§ **Task statement**:
Show every line in the entries below where the word "this" appears.

___

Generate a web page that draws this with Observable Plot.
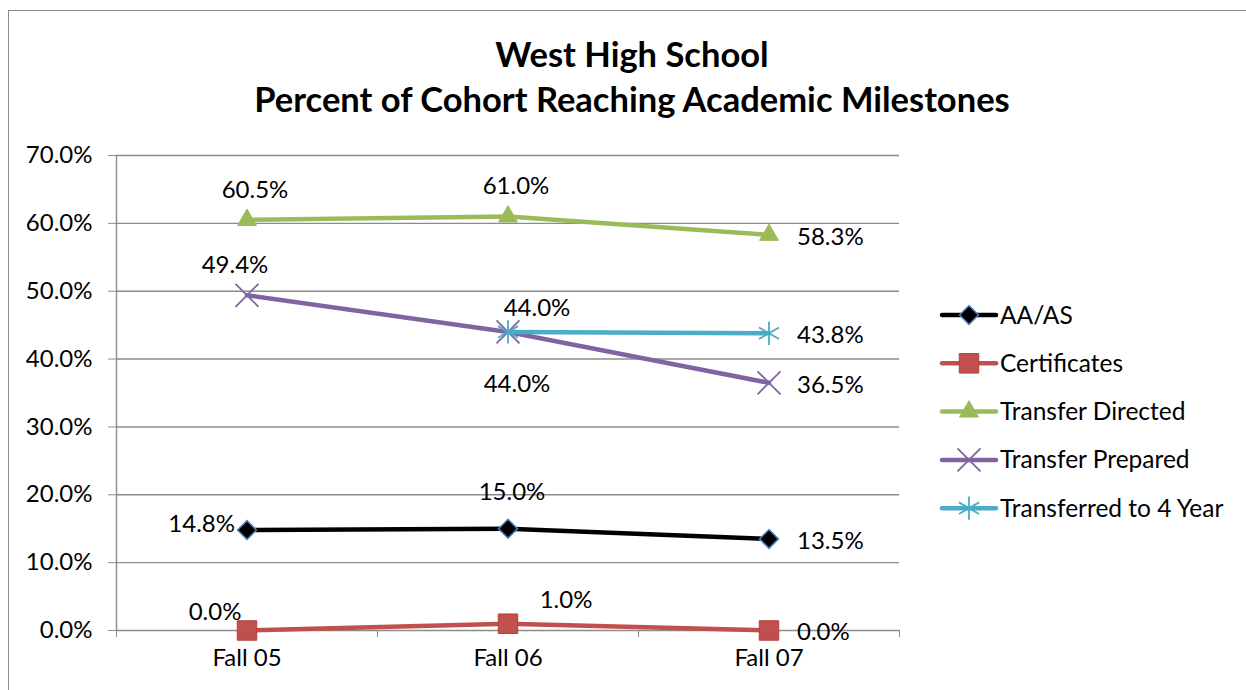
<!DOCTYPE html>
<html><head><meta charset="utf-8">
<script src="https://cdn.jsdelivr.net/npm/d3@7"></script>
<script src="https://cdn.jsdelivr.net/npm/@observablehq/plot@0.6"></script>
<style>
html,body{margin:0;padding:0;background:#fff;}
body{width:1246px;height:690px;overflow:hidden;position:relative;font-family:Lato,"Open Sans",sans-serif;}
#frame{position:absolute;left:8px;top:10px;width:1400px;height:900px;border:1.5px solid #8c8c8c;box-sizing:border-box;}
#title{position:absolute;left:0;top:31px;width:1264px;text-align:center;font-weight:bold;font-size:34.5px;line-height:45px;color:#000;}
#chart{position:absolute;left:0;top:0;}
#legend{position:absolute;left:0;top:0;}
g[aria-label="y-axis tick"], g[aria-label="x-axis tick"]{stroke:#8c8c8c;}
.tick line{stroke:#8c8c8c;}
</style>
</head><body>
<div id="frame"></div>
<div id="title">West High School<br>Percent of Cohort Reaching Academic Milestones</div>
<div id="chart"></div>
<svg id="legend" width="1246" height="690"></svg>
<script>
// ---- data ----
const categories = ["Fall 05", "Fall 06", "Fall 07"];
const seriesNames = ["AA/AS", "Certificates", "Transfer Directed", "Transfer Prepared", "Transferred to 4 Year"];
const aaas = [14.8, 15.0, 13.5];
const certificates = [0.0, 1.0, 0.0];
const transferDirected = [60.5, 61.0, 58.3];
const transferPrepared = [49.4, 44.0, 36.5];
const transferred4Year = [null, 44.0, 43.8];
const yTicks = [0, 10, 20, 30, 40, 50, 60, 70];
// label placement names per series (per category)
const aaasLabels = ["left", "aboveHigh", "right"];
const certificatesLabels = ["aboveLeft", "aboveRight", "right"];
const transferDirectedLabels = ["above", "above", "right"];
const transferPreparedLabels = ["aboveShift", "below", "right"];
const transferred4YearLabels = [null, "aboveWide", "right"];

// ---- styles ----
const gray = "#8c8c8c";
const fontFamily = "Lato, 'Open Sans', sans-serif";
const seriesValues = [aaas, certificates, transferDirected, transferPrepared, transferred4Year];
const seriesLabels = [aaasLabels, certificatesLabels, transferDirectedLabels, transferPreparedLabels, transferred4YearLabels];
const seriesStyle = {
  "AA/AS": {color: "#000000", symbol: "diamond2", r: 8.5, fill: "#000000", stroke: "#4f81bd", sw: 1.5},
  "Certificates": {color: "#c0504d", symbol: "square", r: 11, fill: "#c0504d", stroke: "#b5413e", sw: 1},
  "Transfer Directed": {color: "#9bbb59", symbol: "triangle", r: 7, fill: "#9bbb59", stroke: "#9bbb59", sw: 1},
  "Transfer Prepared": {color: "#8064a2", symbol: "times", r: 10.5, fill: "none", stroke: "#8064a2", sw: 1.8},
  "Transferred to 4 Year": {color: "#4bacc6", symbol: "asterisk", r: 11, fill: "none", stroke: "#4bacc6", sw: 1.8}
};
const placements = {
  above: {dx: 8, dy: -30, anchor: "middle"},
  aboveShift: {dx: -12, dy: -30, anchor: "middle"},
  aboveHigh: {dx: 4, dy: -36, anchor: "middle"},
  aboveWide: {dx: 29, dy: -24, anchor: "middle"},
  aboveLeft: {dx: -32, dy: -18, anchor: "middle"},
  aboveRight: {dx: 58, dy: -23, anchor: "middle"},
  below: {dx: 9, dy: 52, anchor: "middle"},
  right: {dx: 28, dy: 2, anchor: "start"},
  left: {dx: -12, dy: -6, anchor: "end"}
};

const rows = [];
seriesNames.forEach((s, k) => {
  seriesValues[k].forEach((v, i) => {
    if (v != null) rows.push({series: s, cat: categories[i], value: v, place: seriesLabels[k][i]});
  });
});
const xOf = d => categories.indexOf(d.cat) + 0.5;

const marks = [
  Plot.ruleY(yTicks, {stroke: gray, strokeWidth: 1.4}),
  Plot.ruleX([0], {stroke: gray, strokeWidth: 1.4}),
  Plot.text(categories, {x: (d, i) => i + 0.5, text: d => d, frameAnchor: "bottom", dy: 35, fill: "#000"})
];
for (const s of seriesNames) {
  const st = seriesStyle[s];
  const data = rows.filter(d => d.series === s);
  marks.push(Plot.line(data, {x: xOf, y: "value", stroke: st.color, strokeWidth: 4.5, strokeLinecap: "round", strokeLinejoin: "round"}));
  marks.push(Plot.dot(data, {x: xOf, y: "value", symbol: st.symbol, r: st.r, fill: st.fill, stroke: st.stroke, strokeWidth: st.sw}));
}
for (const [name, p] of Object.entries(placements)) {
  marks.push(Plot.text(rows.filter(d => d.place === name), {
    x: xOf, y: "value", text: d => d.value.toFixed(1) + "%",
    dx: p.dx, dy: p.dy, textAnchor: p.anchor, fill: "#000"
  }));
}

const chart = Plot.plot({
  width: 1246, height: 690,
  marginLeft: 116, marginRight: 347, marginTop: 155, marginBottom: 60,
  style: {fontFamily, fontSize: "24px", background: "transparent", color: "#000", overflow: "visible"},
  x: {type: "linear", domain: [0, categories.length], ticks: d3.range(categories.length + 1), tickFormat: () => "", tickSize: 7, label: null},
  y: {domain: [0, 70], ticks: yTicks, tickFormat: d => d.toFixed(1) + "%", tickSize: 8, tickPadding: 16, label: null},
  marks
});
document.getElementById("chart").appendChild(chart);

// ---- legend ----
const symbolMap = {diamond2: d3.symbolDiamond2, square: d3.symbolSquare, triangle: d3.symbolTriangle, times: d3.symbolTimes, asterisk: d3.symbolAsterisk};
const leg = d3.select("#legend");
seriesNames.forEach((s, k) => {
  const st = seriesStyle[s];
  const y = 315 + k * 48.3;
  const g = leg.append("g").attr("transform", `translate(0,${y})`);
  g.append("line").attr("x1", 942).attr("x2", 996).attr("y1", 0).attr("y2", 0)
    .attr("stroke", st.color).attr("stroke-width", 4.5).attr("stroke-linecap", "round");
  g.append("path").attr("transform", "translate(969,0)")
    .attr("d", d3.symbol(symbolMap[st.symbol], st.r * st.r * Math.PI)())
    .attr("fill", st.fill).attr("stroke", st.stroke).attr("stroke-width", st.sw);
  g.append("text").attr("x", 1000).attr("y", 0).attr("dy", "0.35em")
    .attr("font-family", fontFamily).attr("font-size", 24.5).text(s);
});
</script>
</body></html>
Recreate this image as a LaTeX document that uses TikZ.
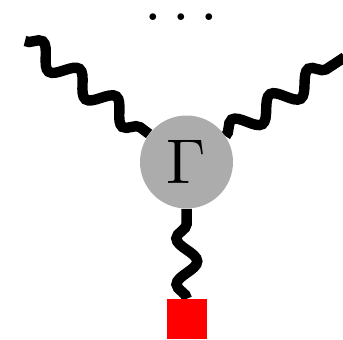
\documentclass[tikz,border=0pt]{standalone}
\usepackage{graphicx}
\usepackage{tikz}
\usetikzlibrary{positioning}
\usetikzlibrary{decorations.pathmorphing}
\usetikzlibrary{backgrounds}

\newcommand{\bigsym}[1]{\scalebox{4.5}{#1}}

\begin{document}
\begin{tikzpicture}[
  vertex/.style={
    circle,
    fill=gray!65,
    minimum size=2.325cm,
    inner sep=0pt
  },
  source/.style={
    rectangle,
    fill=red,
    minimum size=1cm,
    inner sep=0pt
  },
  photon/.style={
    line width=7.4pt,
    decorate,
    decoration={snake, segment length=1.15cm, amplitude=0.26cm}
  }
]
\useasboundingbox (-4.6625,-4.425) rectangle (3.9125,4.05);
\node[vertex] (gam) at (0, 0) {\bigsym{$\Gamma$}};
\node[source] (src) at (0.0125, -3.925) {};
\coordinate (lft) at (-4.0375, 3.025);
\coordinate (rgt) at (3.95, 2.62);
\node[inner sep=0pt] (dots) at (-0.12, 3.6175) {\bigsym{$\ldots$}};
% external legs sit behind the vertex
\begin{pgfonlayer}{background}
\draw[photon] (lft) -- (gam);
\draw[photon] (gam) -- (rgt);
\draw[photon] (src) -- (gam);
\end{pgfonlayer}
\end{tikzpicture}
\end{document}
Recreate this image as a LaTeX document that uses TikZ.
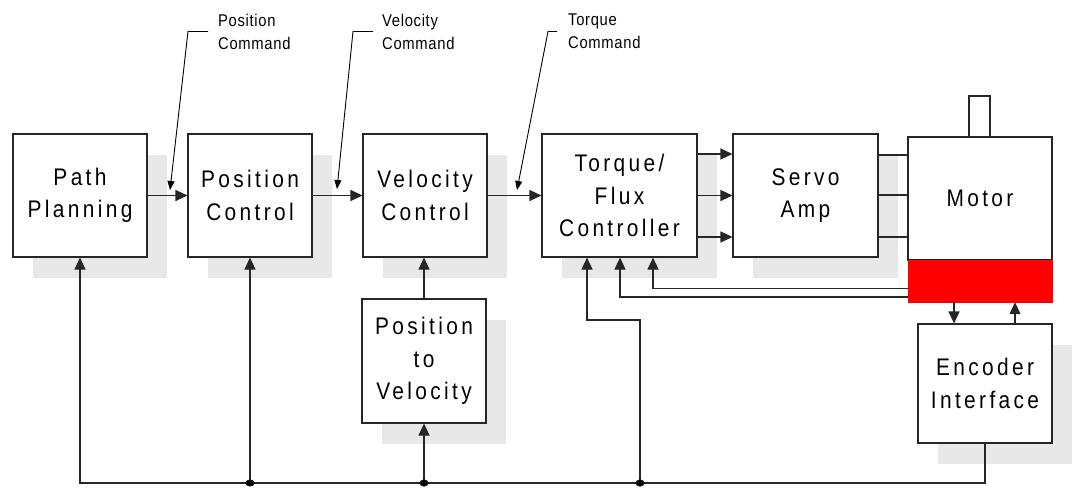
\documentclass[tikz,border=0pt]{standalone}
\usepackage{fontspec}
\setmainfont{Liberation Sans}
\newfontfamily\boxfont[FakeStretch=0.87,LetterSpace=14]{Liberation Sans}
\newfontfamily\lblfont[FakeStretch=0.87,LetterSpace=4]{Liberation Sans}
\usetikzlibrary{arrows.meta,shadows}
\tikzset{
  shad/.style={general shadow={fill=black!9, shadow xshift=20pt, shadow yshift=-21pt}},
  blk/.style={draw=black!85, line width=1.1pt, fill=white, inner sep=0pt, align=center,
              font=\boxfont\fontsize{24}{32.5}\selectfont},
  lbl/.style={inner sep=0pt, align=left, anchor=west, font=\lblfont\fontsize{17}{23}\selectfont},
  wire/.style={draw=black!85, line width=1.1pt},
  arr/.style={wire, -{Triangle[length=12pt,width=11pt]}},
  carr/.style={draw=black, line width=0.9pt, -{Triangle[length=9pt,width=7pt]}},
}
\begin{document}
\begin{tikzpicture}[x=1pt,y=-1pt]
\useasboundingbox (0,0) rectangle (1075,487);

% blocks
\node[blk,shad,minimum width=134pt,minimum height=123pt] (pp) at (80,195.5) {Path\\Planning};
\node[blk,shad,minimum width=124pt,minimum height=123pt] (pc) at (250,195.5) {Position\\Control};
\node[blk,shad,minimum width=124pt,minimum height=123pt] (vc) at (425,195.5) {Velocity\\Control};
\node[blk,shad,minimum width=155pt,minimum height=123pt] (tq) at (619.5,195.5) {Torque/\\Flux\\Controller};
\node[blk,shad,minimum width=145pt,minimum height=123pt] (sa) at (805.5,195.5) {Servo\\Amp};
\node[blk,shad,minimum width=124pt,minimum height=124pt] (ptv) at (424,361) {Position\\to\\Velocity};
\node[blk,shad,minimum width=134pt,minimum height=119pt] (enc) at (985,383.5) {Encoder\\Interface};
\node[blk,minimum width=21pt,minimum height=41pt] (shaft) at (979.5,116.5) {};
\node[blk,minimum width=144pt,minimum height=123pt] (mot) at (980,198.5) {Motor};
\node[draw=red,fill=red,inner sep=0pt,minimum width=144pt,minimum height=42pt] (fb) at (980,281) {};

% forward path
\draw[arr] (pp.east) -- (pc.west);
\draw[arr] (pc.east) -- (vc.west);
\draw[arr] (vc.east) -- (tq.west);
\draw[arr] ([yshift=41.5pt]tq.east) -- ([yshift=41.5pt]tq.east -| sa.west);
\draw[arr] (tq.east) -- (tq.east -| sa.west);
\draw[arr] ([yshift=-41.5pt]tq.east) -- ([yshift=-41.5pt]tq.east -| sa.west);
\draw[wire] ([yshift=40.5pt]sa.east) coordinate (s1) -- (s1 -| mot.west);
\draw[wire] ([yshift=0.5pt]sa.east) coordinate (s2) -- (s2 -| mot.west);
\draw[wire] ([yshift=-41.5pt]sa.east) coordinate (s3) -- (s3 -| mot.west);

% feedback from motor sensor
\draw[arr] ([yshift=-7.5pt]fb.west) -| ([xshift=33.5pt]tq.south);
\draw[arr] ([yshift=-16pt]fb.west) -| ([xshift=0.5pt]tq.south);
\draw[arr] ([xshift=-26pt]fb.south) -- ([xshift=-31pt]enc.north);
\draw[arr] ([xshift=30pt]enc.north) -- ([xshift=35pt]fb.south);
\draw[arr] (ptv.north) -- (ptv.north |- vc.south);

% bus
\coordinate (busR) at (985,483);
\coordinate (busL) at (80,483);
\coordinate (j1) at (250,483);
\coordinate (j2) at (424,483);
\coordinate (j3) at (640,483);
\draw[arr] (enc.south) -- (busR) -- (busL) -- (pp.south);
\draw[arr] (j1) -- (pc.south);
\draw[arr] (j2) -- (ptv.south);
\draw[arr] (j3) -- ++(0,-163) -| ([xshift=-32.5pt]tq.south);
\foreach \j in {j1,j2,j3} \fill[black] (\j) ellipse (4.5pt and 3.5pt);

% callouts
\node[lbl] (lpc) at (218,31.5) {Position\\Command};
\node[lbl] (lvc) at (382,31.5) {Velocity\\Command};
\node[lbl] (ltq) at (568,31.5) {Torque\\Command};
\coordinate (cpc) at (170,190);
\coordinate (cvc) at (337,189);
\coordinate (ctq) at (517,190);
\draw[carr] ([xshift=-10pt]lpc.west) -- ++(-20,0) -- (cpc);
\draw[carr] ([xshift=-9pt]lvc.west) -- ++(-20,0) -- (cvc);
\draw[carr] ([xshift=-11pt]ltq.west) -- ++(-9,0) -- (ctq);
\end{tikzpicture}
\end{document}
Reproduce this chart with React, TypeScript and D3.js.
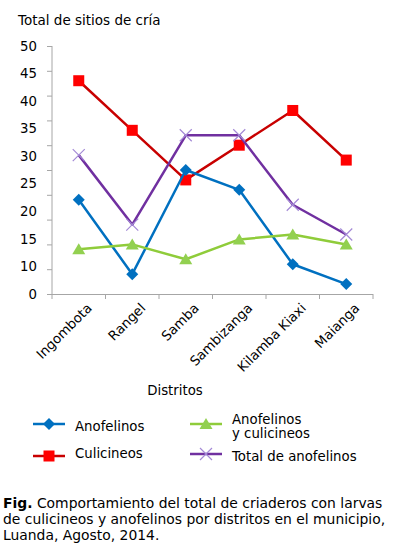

___

§ **Written response**:
Generate a web page that draws this with Observable Plot.
Recreate this image as a LaTeX document that uses TikZ.
Recreate this image as a LaTeX document that uses TikZ.
Reproduce this chart with React, TypeScript and D3.js.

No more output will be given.